ÇİÇEK TAHAOĞLU
Gazeteci Canan Coşkun’un “terörle mücadelede görev almış kişileri hedef gösterme” iddiasıyla yargılandığı dava yeniden görülmeye başladı.
İstanbul 14. Ağır Ceza Mahkemesi’nde bugün (23 Kasım 2023) görülen ilk duruşmayı MLSA, DİSK Basın-İş ve P24 takip etti.
Duruşmada söz alan Coşkun, Anayasa Mahkemesi (AYM) kararı gereği beraatını talep etti. “Yaptığım haber nedeniyle verilen ceza da ifade özgürlüğü ihlaliydi” diye konuştu.
Coşkun’un avukatı Abbas Yalçın da şikâyetçi polisin habere konu olaya karıştığı için isminin geçtiğini, konunun terörle mücadeleyle ilgili olmadığını ve atılı suçun unsurlarının oluşmadığını belirtti.
Mahkeme esas hakkındaki görüşünü hazırlaması için dosyanın Cumhuriyet Savcılığına gönderilmesine karar verdi. Bir sonraki duruşma, 22 Şubat 2023’te görülecek.
Ne olmuştu?
İstanbul Esenyurt’taki Recep Tayyip Erdoğan Parkı’nda, Ağustos 2016’da, türkü söyledikleri gerekçesiyle polislerce işkenceyle gözaltına alınarak tutuklanan 12 çocuğa 15 yıla kadar hapis cezası istendi.
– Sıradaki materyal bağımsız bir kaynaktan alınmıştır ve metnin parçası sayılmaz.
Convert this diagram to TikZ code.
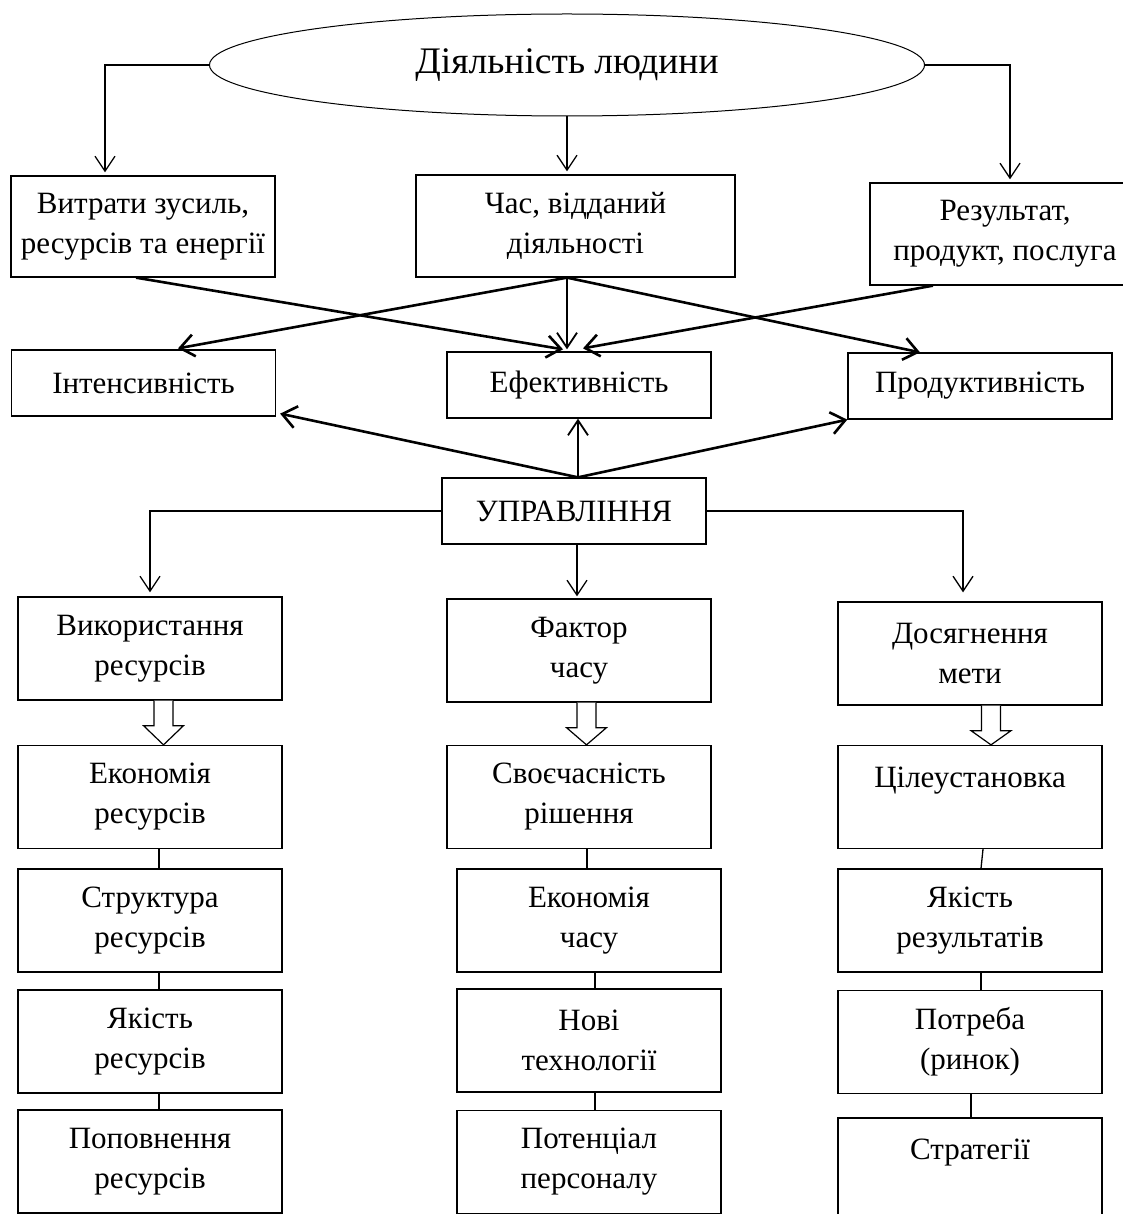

Savcılık hazırladığı iddianamede Gesi Bağları türküsü ve Kürtçe türküler söyleyen 12 çocuğun “örgüt üyesi olduğunu” ileri sürerek “örgüt propagandası” yapıklarını savundu. İddianamede, 7 Ağustos 2016’da ihbar hattına, “Recep Tayyip Erdoğan Parkı civarında 12-20 kişilik Kürt grup yüksek sesli şarkı söylüyor, TC’ye mezar olacak şeklinde slogan atıyorlar” şeklinde ihbar geldiğini, polisin parka gittiğinde şüphelilerin orada olduğunu belirtti.
Gazeteci Coşkun’un bu olaya ilişkin yazdığı haber Cumhuriyet gazetesinin, 21 Ağustos 2016 tarihli nüshasında, “Türkü Söylediler Tutuklandılar” başlığıyla yayımlandı. Bu kez de Coşkun hakkında, “terörle mücadelede görev almış kişilerin kimliklerini açıklama” suçlamasıyla dava açıldı. 14 Aralık 2016 tarihli iddianamede, “Söz konusu yazının gazete yönünden haber değeri mevcut olmasına karşın terörle mücadele eden kamu görevlisinin isminin açık bir şekilde yazılmasının haberin aktarılması yönünden hiçbir düşünsel zorunluluk taşımadığı” ifadelerine yer verildi.
İstanbul 14. Ağır Ceza Mahkemesi, 2 Mayıs 2017 tarihli karar duruşmasında Coşkun’a 10 ay hapis cezası vererek hükmün açıklanmasını geri bıraktı. Çoşkun’un avukatının itirazını görüşen İstanbul 15. Ağır Ceza Mahkemesi, talebi kabul ederek hükmün açıklanmasını geri bırakılmasını kaldırdı. Ancak, 14. Ağır Ceza Mahkemesi bu kez, üst mahkemenin “davanın esasına girdiğini” belirterek üst mahkemece yollanan kararı uygulamadı.
Coşkun’un avukatı hükmün açıklanmasının geri bırakılması kararını bu kez AYM’ye taşıdı. AYM, “ifade özgürlüğü” açısından hak ihlali olduğuna karar vererek yargılamanın yeniden yapılması için dosyayı mahkemeye geri gönderdi.